Exercise -
Retype exactly what runs from the first line of the data to the line with "mh_this_hi], marker=circ, color=purple, **kw)", keeping both of those lines and skipping pictures.

Material provided -

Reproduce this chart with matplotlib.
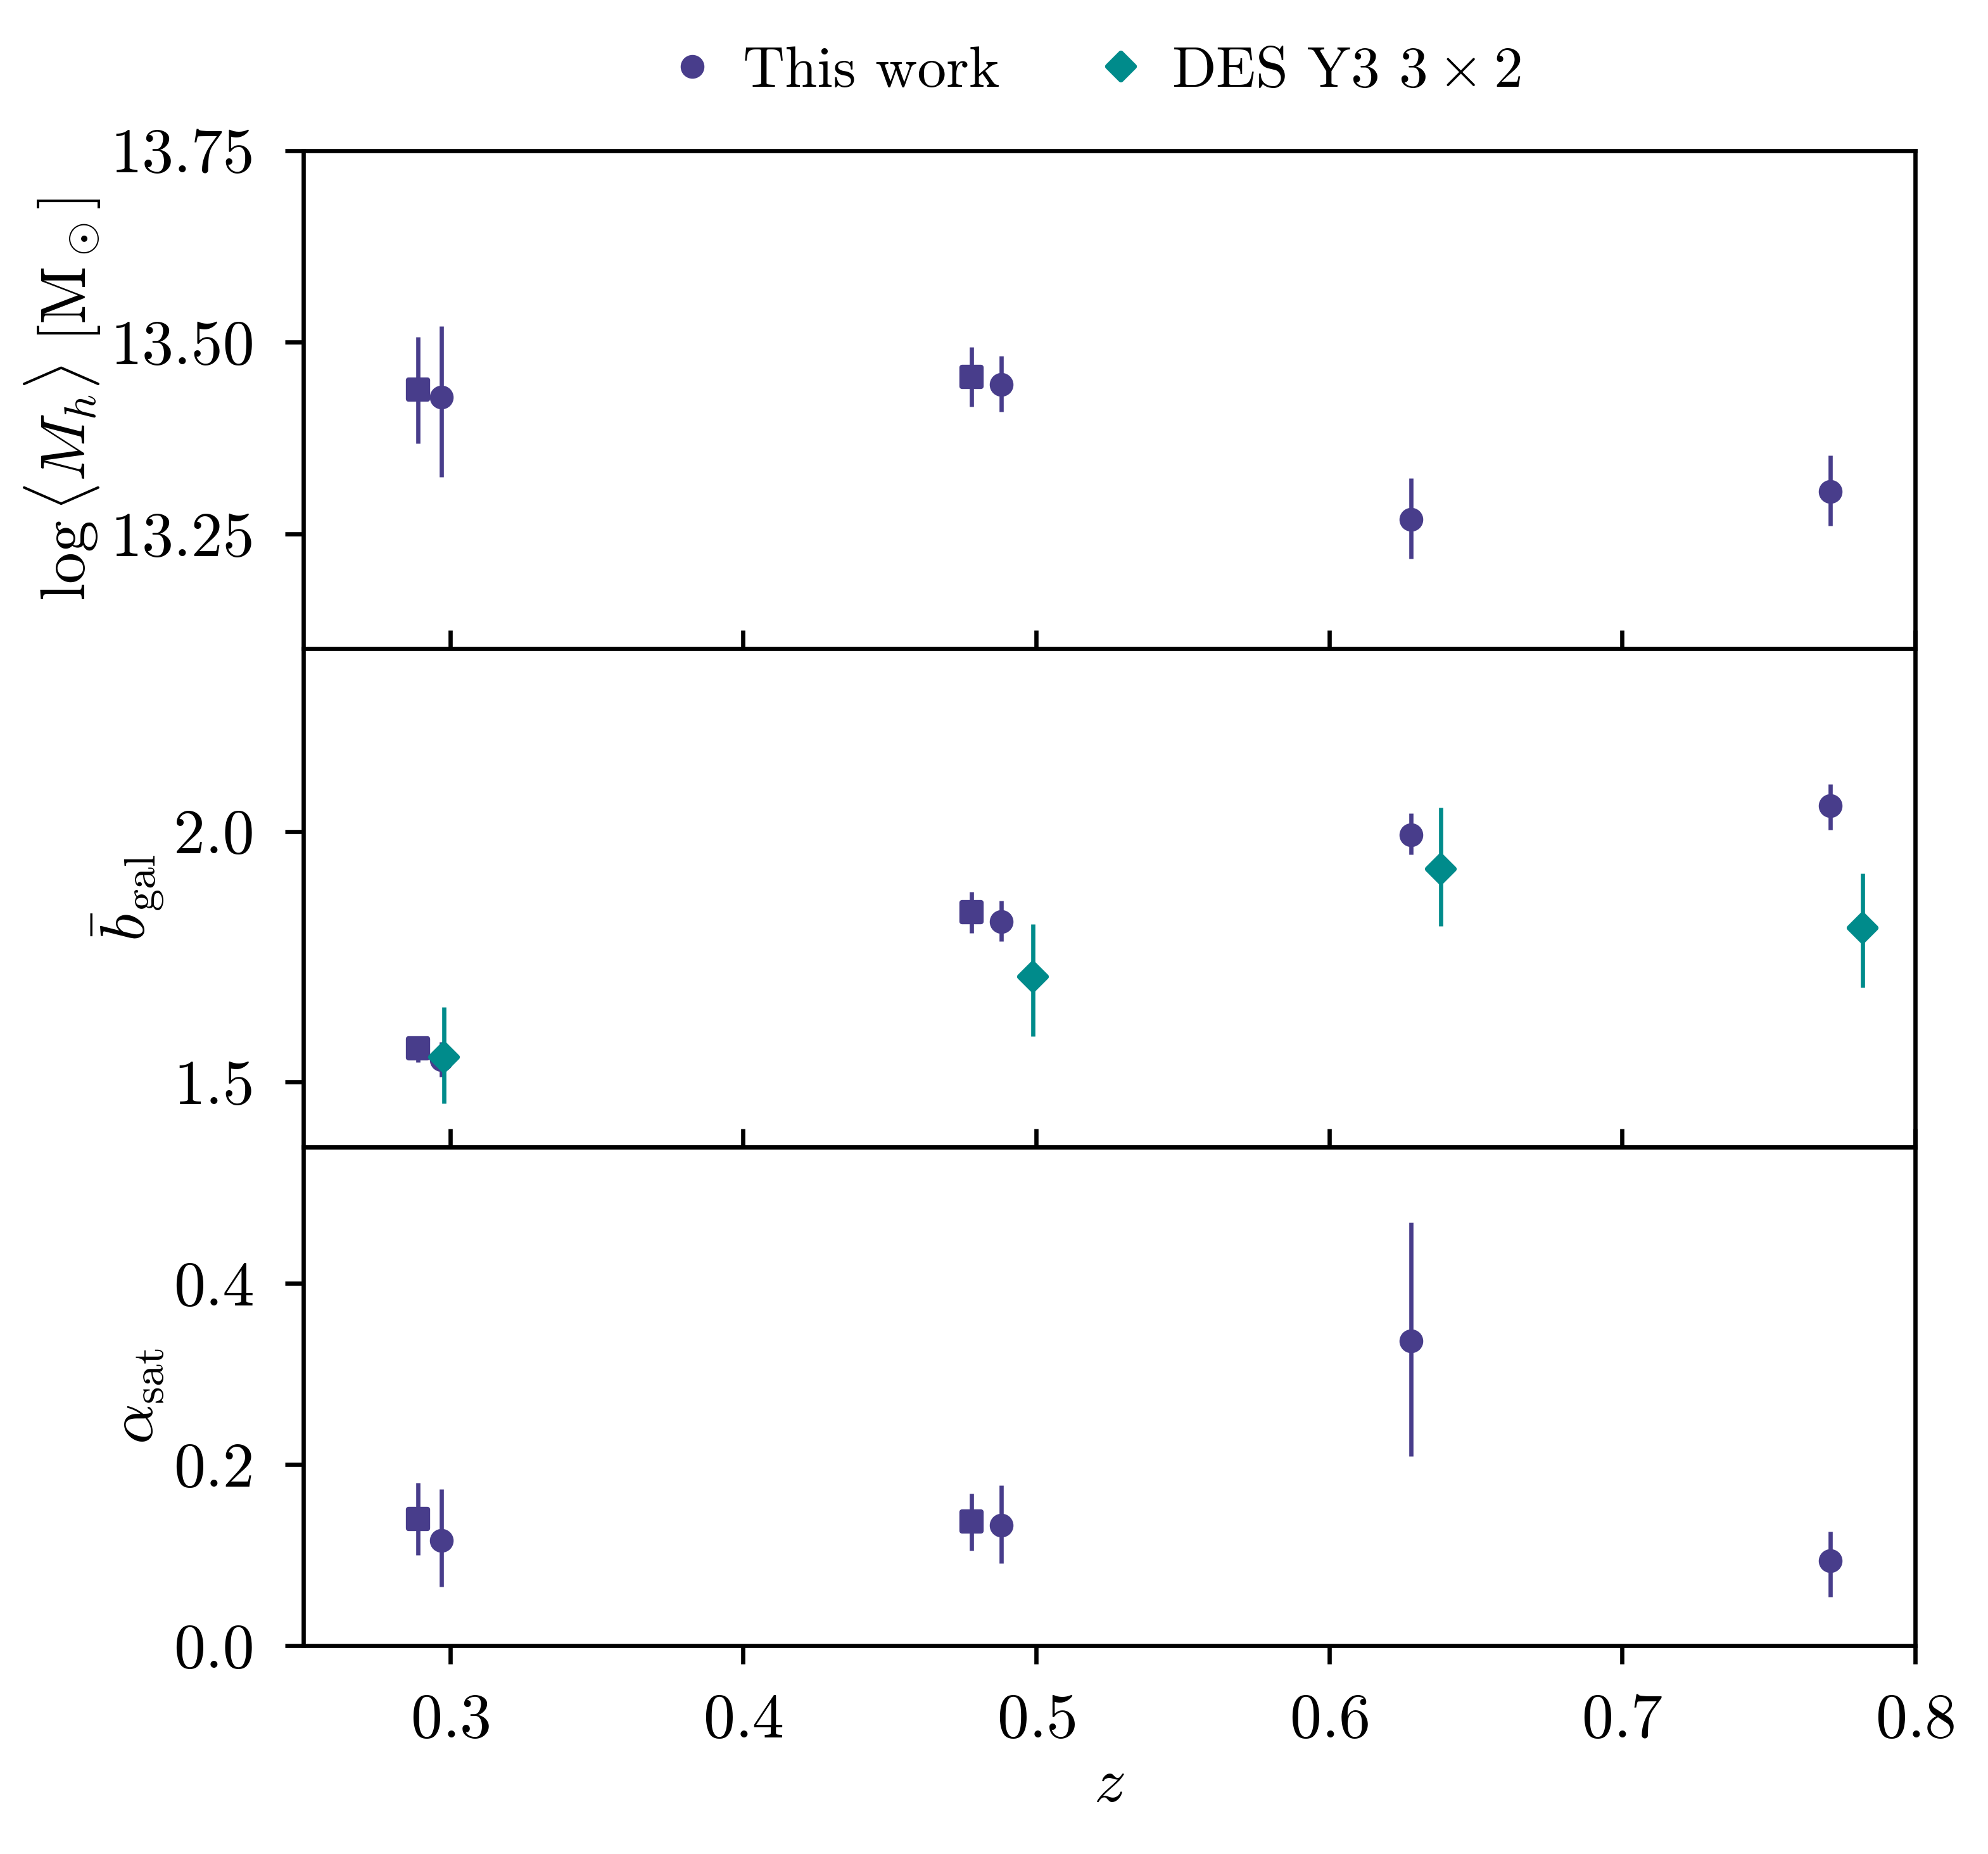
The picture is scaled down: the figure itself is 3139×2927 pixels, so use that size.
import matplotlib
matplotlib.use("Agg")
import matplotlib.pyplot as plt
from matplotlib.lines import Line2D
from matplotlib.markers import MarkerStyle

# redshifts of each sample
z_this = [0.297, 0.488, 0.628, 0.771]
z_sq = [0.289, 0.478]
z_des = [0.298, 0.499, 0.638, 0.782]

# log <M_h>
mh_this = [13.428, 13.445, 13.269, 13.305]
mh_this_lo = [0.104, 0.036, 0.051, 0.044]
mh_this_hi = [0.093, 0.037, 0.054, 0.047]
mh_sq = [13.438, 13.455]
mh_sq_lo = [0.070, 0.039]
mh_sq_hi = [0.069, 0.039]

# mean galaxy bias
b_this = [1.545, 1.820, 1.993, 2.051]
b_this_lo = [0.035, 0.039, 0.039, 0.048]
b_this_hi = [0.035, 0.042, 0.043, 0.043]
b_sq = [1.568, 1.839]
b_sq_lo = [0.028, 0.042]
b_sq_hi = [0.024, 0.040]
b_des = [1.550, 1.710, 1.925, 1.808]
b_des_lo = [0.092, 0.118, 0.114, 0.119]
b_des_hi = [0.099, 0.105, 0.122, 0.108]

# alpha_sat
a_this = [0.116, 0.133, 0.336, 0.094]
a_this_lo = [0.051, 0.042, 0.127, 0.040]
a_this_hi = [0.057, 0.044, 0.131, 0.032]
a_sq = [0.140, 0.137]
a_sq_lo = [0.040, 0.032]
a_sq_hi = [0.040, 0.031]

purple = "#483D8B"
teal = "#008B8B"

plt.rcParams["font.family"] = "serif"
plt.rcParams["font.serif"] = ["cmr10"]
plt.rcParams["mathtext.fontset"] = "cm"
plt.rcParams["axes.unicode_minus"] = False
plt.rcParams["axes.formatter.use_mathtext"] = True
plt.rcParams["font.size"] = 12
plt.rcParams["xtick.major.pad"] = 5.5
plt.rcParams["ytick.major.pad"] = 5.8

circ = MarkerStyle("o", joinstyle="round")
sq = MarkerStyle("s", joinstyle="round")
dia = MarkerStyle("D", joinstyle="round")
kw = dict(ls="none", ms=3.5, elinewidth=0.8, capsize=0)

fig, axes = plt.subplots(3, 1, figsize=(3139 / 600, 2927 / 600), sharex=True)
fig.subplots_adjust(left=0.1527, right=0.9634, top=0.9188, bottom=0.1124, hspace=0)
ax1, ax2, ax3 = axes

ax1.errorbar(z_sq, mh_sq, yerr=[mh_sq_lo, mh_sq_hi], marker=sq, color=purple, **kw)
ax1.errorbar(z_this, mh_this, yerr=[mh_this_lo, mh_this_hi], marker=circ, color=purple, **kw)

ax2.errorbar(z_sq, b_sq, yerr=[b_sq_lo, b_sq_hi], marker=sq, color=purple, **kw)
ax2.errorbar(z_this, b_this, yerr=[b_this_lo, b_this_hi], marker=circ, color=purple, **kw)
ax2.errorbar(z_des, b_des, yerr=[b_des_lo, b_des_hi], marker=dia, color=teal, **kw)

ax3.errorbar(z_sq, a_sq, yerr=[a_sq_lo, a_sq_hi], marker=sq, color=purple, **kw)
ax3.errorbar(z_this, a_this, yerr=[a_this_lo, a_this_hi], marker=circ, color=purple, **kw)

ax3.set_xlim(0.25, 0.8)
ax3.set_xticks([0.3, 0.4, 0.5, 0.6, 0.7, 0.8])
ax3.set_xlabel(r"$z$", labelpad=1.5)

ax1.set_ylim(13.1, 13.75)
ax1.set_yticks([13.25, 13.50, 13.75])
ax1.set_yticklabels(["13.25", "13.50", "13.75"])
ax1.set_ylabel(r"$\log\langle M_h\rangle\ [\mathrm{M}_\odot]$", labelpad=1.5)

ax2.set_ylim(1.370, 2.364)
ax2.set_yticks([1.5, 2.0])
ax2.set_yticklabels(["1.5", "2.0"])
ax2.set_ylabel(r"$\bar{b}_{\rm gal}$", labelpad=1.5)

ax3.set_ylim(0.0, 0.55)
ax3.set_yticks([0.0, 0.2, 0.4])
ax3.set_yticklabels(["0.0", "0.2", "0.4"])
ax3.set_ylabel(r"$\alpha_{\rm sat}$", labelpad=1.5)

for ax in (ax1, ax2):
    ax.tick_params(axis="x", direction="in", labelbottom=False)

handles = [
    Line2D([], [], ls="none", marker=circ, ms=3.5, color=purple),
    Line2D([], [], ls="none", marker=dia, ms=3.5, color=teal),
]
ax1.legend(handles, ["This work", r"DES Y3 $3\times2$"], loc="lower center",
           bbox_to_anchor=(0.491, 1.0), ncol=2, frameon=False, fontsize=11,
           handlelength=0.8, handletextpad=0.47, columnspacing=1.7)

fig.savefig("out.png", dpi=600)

In response -
Reproduce this chart with matplotlib.
The picture is scaled down: the figure itself is 3139×2927 pixels, so use that size.
import matplotlib
matplotlib.use("Agg")
import matplotlib.pyplot as plt
from matplotlib.lines import Line2D
from matplotlib.markers import MarkerStyle

# redshifts of each sample
z_this = [0.297, 0.488, 0.628, 0.771]
z_sq = [0.289, 0.478]
z_des = [0.298, 0.499, 0.638, 0.782]

# log <M_h>
mh_this = [13.428, 13.445, 13.269, 13.305]
mh_this_lo = [0.104, 0.036, 0.051, 0.044]
mh_this_hi = [0.093, 0.037, 0.054, 0.047]
mh_sq = [13.438, 13.455]
mh_sq_lo = [0.070, 0.039]
mh_sq_hi = [0.069, 0.039]

# mean galaxy bias
b_this = [1.545, 1.820, 1.993, 2.051]
b_this_lo = [0.035, 0.039, 0.039, 0.048]
b_this_hi = [0.035, 0.042, 0.043, 0.043]
b_sq = [1.568, 1.839]
b_sq_lo = [0.028, 0.042]
b_sq_hi = [0.024, 0.040]
b_des = [1.550, 1.710, 1.925, 1.808]
b_des_lo = [0.092, 0.118, 0.114, 0.119]
b_des_hi = [0.099, 0.105, 0.122, 0.108]

# alpha_sat
a_this = [0.116, 0.133, 0.336, 0.094]
a_this_lo = [0.051, 0.042, 0.127, 0.040]
a_this_hi = [0.057, 0.044, 0.131, 0.032]
a_sq = [0.140, 0.137]
a_sq_lo = [0.040, 0.032]
a_sq_hi = [0.040, 0.031]

purple = "#483D8B"
teal = "#008B8B"

plt.rcParams["font.family"] = "serif"
plt.rcParams["font.serif"] = ["cmr10"]
plt.rcParams["mathtext.fontset"] = "cm"
plt.rcParams["axes.unicode_minus"] = False
plt.rcParams["axes.formatter.use_mathtext"] = True
plt.rcParams["font.size"] = 12
plt.rcParams["xtick.major.pad"] = 5.5
plt.rcParams["ytick.major.pad"] = 5.8

circ = MarkerStyle("o", joinstyle="round")
sq = MarkerStyle("s", joinstyle="round")
dia = MarkerStyle("D", joinstyle="round")
kw = dict(ls="none", ms=3.5, elinewidth=0.8, capsize=0)

fig, axes = plt.subplots(3, 1, figsize=(3139 / 600, 2927 / 600), sharex=True)
fig.subplots_adjust(left=0.1527, right=0.9634, top=0.9188, bottom=0.1124, hspace=0)
ax1, ax2, ax3 = axes

ax1.errorbar(z_sq, mh_sq, yerr=[mh_sq_lo, mh_sq_hi], marker=sq, color=purple, **kw)
ax1.errorbar(z_this, mh_this, yerr=[mh_this_lo, mh_this_hi], marker=circ, color=purple, **kw)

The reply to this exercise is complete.